**Prompt**
Copy each line below exactly and leave the pictures out.

Code that draws figures:
====================
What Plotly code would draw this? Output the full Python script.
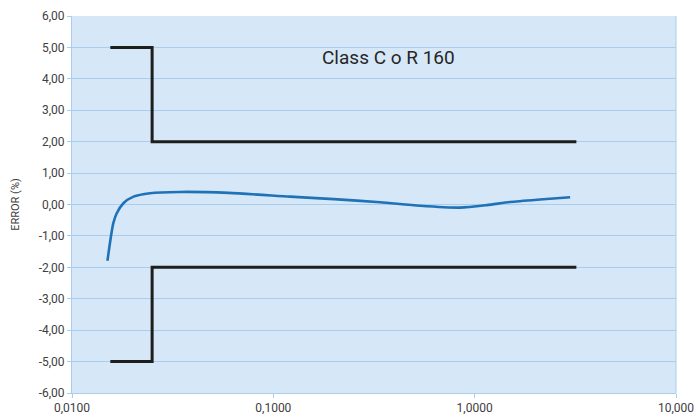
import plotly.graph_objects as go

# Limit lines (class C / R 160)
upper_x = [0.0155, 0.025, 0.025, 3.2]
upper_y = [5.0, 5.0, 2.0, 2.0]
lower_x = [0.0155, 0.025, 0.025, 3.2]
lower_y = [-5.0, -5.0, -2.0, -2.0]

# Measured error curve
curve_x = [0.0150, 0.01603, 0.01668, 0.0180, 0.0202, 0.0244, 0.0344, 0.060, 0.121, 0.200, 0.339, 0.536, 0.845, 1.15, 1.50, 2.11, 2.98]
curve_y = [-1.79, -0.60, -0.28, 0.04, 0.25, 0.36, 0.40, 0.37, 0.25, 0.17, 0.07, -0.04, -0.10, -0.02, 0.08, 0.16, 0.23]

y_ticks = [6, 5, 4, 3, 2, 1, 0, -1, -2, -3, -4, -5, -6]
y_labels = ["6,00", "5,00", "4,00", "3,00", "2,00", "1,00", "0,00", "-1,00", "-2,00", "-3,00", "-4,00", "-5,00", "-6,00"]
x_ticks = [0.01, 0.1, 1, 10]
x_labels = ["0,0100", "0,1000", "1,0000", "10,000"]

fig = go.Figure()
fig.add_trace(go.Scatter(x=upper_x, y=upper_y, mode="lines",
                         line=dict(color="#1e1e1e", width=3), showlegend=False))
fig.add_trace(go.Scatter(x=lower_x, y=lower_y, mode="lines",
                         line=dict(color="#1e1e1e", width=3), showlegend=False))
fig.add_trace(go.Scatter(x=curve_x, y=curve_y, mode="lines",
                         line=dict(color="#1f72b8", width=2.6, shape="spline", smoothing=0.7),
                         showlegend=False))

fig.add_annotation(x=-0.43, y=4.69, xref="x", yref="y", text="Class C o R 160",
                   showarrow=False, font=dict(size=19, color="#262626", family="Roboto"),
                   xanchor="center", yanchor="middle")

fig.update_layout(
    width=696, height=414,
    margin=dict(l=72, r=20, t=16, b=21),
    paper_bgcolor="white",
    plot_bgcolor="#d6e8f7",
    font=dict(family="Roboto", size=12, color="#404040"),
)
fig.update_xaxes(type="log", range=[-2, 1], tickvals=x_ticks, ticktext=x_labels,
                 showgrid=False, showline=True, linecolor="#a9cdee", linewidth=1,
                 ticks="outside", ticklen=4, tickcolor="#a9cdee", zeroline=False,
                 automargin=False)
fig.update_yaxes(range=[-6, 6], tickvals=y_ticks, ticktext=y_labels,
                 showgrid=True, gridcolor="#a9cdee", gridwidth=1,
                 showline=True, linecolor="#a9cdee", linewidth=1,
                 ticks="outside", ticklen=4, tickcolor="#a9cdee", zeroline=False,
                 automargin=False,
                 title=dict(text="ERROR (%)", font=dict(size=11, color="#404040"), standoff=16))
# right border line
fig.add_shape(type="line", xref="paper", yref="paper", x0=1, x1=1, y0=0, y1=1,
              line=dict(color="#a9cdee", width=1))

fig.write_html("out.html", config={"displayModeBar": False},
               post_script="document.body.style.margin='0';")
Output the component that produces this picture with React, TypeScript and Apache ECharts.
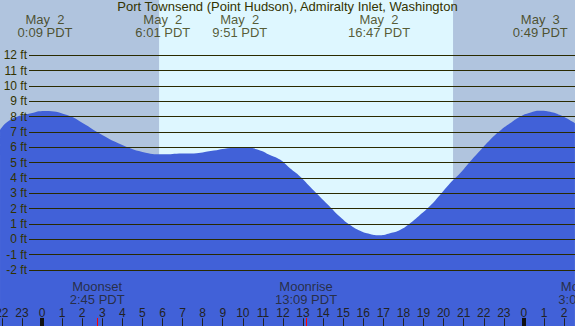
====================
**Solution to this task**
What Plotly code would draw this? Output the full Python script.
import plotly.graph_objects as go

# Limit lines (class C / R 160)
upper_x = [0.0155, 0.025, 0.025, 3.2]
upper_y = [5.0, 5.0, 2.0, 2.0]
lower_x = [0.0155, 0.025, 0.025, 3.2]
lower_y = [-5.0, -5.0, -2.0, -2.0]

# Measured error curve
curve_x = [0.0150, 0.01603, 0.01668, 0.0180, 0.0202, 0.0244, 0.0344, 0.060, 0.121, 0.200, 0.339, 0.536, 0.845, 1.15, 1.50, 2.11, 2.98]
curve_y = [-1.79, -0.60, -0.28, 0.04, 0.25, 0.36, 0.40, 0.37, 0.25, 0.17, 0.07, -0.04, -0.10, -0.02, 0.08, 0.16, 0.23]

y_ticks = [6, 5, 4, 3, 2, 1, 0, -1, -2, -3, -4, -5, -6]
y_labels = ["6,00", "5,00", "4,00", "3,00", "2,00", "1,00", "0,00", "-1,00", "-2,00", "-3,00", "-4,00", "-5,00", "-6,00"]
x_ticks = [0.01, 0.1, 1, 10]
x_labels = ["0,0100", "0,1000", "1,0000", "10,000"]

fig = go.Figure()
fig.add_trace(go.Scatter(x=upper_x, y=upper_y, mode="lines",
                         line=dict(color="#1e1e1e", width=3), showlegend=False))
fig.add_trace(go.Scatter(x=lower_x, y=lower_y, mode="lines",
                         line=dict(color="#1e1e1e", width=3), showlegend=False))
fig.add_trace(go.Scatter(x=curve_x, y=curve_y, mode="lines",
                         line=dict(color="#1f72b8", width=2.6, shape="spline", smoothing=0.7),
                         showlegend=False))

fig.add_annotation(x=-0.43, y=4.69, xref="x", yref="y", text="Class C o R 160",
                   showarrow=False, font=dict(size=19, color="#262626", family="Roboto"),
                   xanchor="center", yanchor="middle")

fig.update_layout(
    width=696, height=414,
    margin=dict(l=72, r=20, t=16, b=21),
    paper_bgcolor="white",
    plot_bgcolor="#d6e8f7",
    font=dict(family="Roboto", size=12, color="#404040"),
)
fig.update_xaxes(type="log", range=[-2, 1], tickvals=x_ticks, ticktext=x_labels,
                 showgrid=False, showline=True, linecolor="#a9cdee", linewidth=1,
                 ticks="outside", ticklen=4, tickcolor="#a9cdee", zeroline=False,
                 automargin=False)
fig.update_yaxes(range=[-6, 6], tickvals=y_ticks, ticktext=y_labels,
                 showgrid=True, gridcolor="#a9cdee", gridwidth=1,
                 showline=True, linecolor="#a9cdee", linewidth=1,
                 ticks="outside", ticklen=4, tickcolor="#a9cdee", zeroline=False,
                 automargin=False,
                 title=dict(text="ERROR (%)", font=dict(size=11, color="#404040"), standoff=16))
# right border line
fig.add_shape(type="line", xref="paper", yref="paper", x0=1, x1=1, y0=0, y1=1,
              line=dict(color="#a9cdee", width=1))

fig.write_html("out.html", config={"displayModeBar": False},
               post_script="document.body.style.margin='0';")
Output the component that produces this picture with React, TypeScript and Apache ECharts.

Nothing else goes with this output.